India has exploded into protests against a citizenship law that explicitly discriminates against its 200 million-strong Muslim population. Indian Prime Minister Narendra Modi’s Hindu nationalist government has responded with police firing on demonstrators and assaults on university campuses.
The global wildfire of street protests, from Sudan to Chile, Lebanon to Hong Kong, has finally reached a country whose 1.3 billion population is mostly below the age of 25. The social, political, and economic implications could not be more serious.
It was only last month that students on the campus of Hong Kong Polytechnic University were throwing fire bombs at police, and fielding tear gas, rubber bullets and water cannons.
Illustration: Kevin Sheu
This violent resistance to an authoritarian state is novel to Hong Kong.
The “Umbrella movement” that in 2014 first expressed a mass sentiment for greater autonomy from Beijing was strikingly peaceful. The campaigners for democracy in Hong Kong today have also traveled very far away from the Chinese students who occupied Tiananmen Square in 1989, and to whom they have been wrongly compared.
Those students back in 1989 were deeply respectful of their state: Photographs of student petitioners kneeling on the steps of the Great Hall of the People are no less eloquent than the iconic picture of a protester facing a tank.
That acknowledgment of the state’s authority as ultimate arbiter is now rapidly disappearing, in not only Hong Kong, but also India and many other countries. It is being replaced by the conviction that the state has lost its legitimacy through cruel and malign actions.

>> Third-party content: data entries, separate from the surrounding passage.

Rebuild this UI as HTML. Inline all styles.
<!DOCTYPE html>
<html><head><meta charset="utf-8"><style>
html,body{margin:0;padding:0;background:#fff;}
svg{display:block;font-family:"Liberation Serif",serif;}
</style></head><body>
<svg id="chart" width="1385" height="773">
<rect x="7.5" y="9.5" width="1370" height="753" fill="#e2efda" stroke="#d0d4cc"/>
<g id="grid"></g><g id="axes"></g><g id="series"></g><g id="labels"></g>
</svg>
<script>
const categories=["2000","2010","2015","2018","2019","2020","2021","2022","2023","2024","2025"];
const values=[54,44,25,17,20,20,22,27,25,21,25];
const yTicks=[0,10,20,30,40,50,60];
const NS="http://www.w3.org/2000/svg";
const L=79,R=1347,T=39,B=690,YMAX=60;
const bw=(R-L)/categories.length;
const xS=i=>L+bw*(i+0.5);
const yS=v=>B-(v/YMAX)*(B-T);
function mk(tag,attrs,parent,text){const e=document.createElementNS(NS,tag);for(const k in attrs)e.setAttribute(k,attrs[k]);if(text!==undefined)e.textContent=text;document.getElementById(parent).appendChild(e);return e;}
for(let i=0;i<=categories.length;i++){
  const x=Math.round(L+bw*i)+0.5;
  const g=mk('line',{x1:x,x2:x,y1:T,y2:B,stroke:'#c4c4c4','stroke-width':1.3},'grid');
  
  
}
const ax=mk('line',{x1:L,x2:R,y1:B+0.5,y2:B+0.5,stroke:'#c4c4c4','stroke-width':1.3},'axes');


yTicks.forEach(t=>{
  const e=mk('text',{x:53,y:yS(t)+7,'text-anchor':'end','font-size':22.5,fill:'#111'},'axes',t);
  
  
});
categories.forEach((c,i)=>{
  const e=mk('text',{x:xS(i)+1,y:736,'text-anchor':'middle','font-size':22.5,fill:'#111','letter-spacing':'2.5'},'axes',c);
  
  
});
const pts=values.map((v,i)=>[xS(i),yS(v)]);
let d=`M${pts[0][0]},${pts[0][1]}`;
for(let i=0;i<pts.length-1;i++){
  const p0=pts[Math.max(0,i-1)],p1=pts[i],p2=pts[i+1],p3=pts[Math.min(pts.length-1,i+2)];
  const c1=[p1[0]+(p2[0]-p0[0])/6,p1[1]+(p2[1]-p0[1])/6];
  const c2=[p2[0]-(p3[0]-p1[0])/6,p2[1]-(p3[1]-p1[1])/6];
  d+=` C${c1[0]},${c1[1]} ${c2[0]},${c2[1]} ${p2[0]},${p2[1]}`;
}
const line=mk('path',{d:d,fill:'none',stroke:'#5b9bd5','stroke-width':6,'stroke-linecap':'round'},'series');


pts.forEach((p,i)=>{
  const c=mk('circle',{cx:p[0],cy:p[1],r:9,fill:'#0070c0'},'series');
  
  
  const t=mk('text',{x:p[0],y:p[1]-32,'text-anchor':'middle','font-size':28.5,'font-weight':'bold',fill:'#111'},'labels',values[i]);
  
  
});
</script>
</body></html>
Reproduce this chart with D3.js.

Today’s protesters, who are overwhelmingly young, are usefully compared to the French student demonstrators in Paris in 1968. The latter occupied places of work and study, streets and squares. They also met police crackdowns with makeshift barricades and Molotov cocktails.
Like today’s protesters, the French students erupted into violence amid a global escalation of street-fighting; they claimed to reject an older generation’s values and outlook. They, too, could not be simply classified as left-wing, right-wing or centrists.
Indeed, the French radicals confused many people at the time because they loathed the French Communist Party almost as much as they did the parties of the right.
The French communists, in turn, dismissed the protesting students as “anarchist.”
This commonplace pejorative confuses anarchism with disorganization. It should be remembered that anarchist politics is one of the modern world’s oldest, if little remembered, political and intellectual traditions.
Today, it best describes the radical new turn to protests worldwide.
Anarchist politics began to emerge from the mid-19th century onward, originally in societies where ruthless autocrats were in power — France, Russia, Italy, Spain and even China — and where hopes of change through the ballot box seemed wholly unrealistic.
The anarchists — one of whom assassinated US president William McKinley in 1901 — sought freedom from what they saw as increasingly exploitative modes of economic production.
Yet unlike socialist critics of industrial capitalism, they aimed most of their energies at liberation from what they saw as tyrannical forms of collective organization — namely, the state and its bureaucracy, which in their view could be communist as well as capitalist.
As Pierre-Joseph Proudhon, the pioneering thinker of anarchism — and robust critic of Marx — put it, “To be GOVERNED is to be kept in sight, inspected, spied upon, directed, law-driven, numbered, enrolled, indoctrinated, preached at, controlled, estimated, valued, censured, commanded, by creatures who have neither the right, nor the wisdom, nor the virtue to do so.”
For many anarchists, the state, the bureaucracy and security forces were the deepest affront to human dignity and liberty.
They sought to achieve democratic freedoms by a drastic reduction in the power of the hydra-headed state, and a simultaneous intensification of the power of individuals from below through coordinated action.
Democracy for the anarchists was not a distant goal, to be reached through vertically integrated political parties, impersonal institutions and long electoral processes. It was an existential experience, instantly available to individuals by jointly defying oppressive authority and hierarchy.
They saw democracy as a permanent state of revolt against the over-centralized state and its representatives and enforcers, including bureaucrats and the police. Success in this endeavor was measured by the scale and intensity of the revolt, and the strength of solidarity achieved, rather than by any (always unlikely) concession from the despised authorities.
This is also how protesters today seem to perceive democracy as they struggle, without much hope of any conventional victory against governments that are as ideologically driven as they are ruthless.
Let there be no doubt: More open and unresolvable conflicts between ordinary citizens and authorities are likely to become the norm rather than the exception.
Certainly, militant disaffection today is not only more extensive than it was in the late 1960s. It also connotes a deeper political breakdown.
Negotiations and compromise between different pressure groups and interests that have defined political society for ages suddenly seem quaint. Old-style political parties and movements are in disarray; societies, more polarized than ever before; and the young have never faced a more uncertain future.
As angry, leaderless individuals revolt against increasingly authoritarian states and bureaucracies from Santiago to New Delhi, anarchist politics seems an idea whose time has come.